>>>>>

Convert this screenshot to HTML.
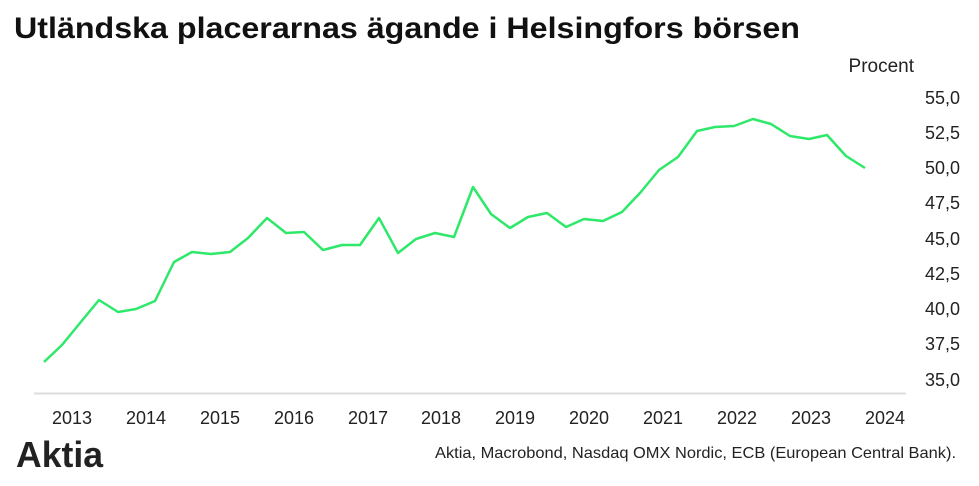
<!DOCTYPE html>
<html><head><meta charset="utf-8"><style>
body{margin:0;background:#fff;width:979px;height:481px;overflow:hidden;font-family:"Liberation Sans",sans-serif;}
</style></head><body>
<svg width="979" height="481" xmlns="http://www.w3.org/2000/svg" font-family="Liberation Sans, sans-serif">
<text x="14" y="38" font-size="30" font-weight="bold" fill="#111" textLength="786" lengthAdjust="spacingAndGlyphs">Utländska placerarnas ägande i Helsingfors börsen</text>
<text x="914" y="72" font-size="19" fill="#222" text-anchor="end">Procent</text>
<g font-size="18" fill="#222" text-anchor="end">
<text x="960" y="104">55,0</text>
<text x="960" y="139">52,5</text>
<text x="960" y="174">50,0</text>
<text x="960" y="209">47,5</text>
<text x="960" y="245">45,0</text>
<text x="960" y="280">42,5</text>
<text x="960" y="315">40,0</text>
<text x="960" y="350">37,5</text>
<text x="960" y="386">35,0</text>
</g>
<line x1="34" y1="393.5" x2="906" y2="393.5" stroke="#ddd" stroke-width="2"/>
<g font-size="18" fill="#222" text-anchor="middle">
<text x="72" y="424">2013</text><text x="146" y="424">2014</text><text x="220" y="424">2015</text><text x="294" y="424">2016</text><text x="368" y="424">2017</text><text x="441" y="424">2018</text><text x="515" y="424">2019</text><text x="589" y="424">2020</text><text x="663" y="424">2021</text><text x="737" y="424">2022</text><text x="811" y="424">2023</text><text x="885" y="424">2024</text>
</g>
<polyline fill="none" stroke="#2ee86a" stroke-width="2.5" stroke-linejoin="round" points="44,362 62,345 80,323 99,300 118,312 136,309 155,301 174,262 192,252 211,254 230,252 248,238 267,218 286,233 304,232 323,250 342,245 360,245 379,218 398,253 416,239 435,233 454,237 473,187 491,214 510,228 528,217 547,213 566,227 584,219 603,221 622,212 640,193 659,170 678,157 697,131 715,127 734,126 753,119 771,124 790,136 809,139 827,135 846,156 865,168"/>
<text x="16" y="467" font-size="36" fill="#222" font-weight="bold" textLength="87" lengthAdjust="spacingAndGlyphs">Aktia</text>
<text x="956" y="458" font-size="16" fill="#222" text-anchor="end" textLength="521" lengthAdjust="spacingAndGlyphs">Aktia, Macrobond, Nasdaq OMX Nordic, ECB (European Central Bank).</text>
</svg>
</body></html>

<<<<<

[Exercise instructions]:
Leave out the pictures and output the rest of the material exactly as written.

[Worked answer]:
Convert this screenshot to HTML.
<!DOCTYPE html>
<html><head><meta charset="utf-8"><style>
body{margin:0;background:#fff;width:979px;height:481px;overflow:hidden;font-family:"Liberation Sans",sans-serif;}
</style></head><body>
<svg width="979" height="481" xmlns="http://www.w3.org/2000/svg" font-family="Liberation Sans, sans-serif">
<text x="14" y="38" font-size="30" font-weight="bold" fill="#111" textLength="786" lengthAdjust="spacingAndGlyphs">Utländska placerarnas ägande i Helsingfors börsen</text>
<text x="914" y="72" font-size="19" fill="#222" text-anchor="end">Procent</text>
<g font-size="18" fill="#222" text-anchor="end">
<text x="960" y="104">55,0</text>
<text x="960" y="139">52,5</text>
<text x="960" y="174">50,0</text>
<text x="960" y="209">47,5</text>
<text x="960" y="245">45,0</text>
<text x="960" y="280">42,5</text>
<text x="960" y="315">40,0</text>
<text x="960" y="350">37,5</text>
<text x="960" y="386">35,0</text>
</g>
<line x1="34" y1="393.5" x2="906" y2="393.5" stroke="#ddd" stroke-width="2"/>
<g font-size="18" fill="#222" text-anchor="middle">
<text x="72" y="424">2013</text><text x="146" y="424">2014</text><text x="220" y="424">2015</text><text x="294" y="424">2016</text><text x="368" y="424">2017</text><text x="441" y="424">2018</text><text x="515" y="424">2019</text><text x="589" y="424">2020</text><text x="663" y="424">2021</text><text x="737" y="424">2022</text><text x="811" y="424">2023</text><text x="885" y="424">2024</text>
</g>
<polyline fill="none" stroke="#2ee86a" stroke-width="2.5" stroke-linejoin="round" points="44,362 62,345 80,323 99,300 118,312 136,309 155,301 174,262 192,252 211,254 230,252 248,238 267,218 286,233 304,232 323,250 342,245 360,245 379,218 398,253 416,239 435,233 454,237 473,187 491,214 510,228 528,217 547,213 566,227 584,219 603,221 622,212 640,193 659,170 678,157 697,131 715,127 734,126 753,119 771,124 790,136 809,139 827,135 846,156 865,168"/>
<text x="16" y="467" font-size="36" fill="#222" font-weight="bold" textLength="87" lengthAdjust="spacingAndGlyphs">Aktia</text>
<text x="956" y="458" font-size="16" fill="#222" text-anchor="end" textLength="521" lengthAdjust="spacingAndGlyphs">Aktia, Macrobond, Nasdaq OMX Nordic, ECB (European Central Bank).</text>
</svg>
</body></html>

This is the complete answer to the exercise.